- **Required task**
Exactly the lines from the start of the data below through the line that contains "ax.axis('off')" are to be copied, with pictures left out.

- **Recorded data**
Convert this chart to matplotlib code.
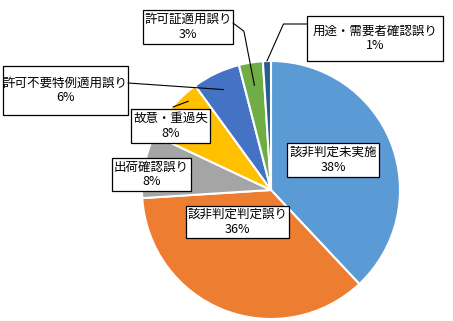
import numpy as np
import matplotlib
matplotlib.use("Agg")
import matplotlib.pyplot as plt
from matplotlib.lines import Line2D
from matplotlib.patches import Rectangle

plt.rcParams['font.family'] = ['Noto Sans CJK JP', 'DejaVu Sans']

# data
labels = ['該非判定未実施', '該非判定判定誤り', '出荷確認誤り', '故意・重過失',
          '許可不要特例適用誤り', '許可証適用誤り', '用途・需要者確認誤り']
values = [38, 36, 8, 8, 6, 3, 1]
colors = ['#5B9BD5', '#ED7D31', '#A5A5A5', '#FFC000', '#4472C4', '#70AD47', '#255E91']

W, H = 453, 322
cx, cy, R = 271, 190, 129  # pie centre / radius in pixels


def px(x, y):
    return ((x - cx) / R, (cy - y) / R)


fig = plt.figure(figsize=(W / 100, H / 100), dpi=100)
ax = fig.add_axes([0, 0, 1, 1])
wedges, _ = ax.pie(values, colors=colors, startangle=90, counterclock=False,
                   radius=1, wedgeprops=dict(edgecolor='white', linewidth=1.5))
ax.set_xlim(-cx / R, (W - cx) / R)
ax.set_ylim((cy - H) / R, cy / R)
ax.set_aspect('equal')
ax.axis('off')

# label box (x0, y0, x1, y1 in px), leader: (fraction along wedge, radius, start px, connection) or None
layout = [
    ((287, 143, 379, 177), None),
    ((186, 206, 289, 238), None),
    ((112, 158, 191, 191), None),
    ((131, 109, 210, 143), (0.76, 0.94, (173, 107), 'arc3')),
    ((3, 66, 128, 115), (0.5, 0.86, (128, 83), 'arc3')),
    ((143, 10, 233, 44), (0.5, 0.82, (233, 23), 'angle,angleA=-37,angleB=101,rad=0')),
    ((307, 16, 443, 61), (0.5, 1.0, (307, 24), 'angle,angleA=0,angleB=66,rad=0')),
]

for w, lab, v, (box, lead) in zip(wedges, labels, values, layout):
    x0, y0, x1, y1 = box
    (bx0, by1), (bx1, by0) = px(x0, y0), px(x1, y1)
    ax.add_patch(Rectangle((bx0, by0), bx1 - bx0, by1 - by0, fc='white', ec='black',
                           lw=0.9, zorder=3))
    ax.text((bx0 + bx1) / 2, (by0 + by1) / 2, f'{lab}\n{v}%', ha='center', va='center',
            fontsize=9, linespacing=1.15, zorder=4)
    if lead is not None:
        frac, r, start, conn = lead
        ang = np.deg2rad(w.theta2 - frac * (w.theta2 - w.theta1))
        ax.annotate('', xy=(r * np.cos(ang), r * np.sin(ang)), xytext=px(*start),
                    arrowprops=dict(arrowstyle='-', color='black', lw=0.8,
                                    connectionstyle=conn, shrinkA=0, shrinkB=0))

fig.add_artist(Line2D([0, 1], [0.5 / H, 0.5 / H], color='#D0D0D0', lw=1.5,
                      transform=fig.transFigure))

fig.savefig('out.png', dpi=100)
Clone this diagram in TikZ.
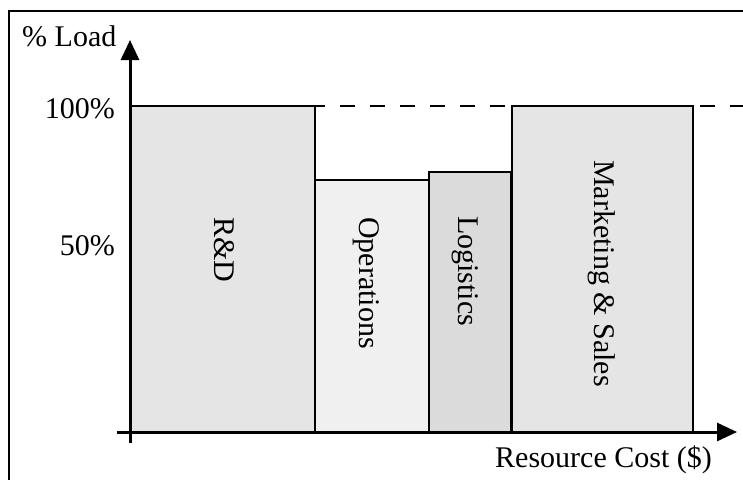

- **Reply**
Convert this chart to matplotlib code.
import numpy as np
import matplotlib
matplotlib.use("Agg")
import matplotlib.pyplot as plt
from matplotlib.lines import Line2D
from matplotlib.patches import Rectangle

plt.rcParams['font.family'] = ['Noto Sans CJK JP', 'DejaVu Sans']

# data
labels = ['該非判定未実施', '該非判定判定誤り', '出荷確認誤り', '故意・重過失',
          '許可不要特例適用誤り', '許可証適用誤り', '用途・需要者確認誤り']
values = [38, 36, 8, 8, 6, 3, 1]
colors = ['#5B9BD5', '#ED7D31', '#A5A5A5', '#FFC000', '#4472C4', '#70AD47', '#255E91']

W, H = 453, 322
cx, cy, R = 271, 190, 129  # pie centre / radius in pixels


def px(x, y):
    return ((x - cx) / R, (cy - y) / R)


fig = plt.figure(figsize=(W / 100, H / 100), dpi=100)
ax = fig.add_axes([0, 0, 1, 1])
wedges, _ = ax.pie(values, colors=colors, startangle=90, counterclock=False,
                   radius=1, wedgeprops=dict(edgecolor='white', linewidth=1.5))
ax.set_xlim(-cx / R, (W - cx) / R)
ax.set_ylim((cy - H) / R, cy / R)
ax.set_aspect('equal')
ax.axis('off')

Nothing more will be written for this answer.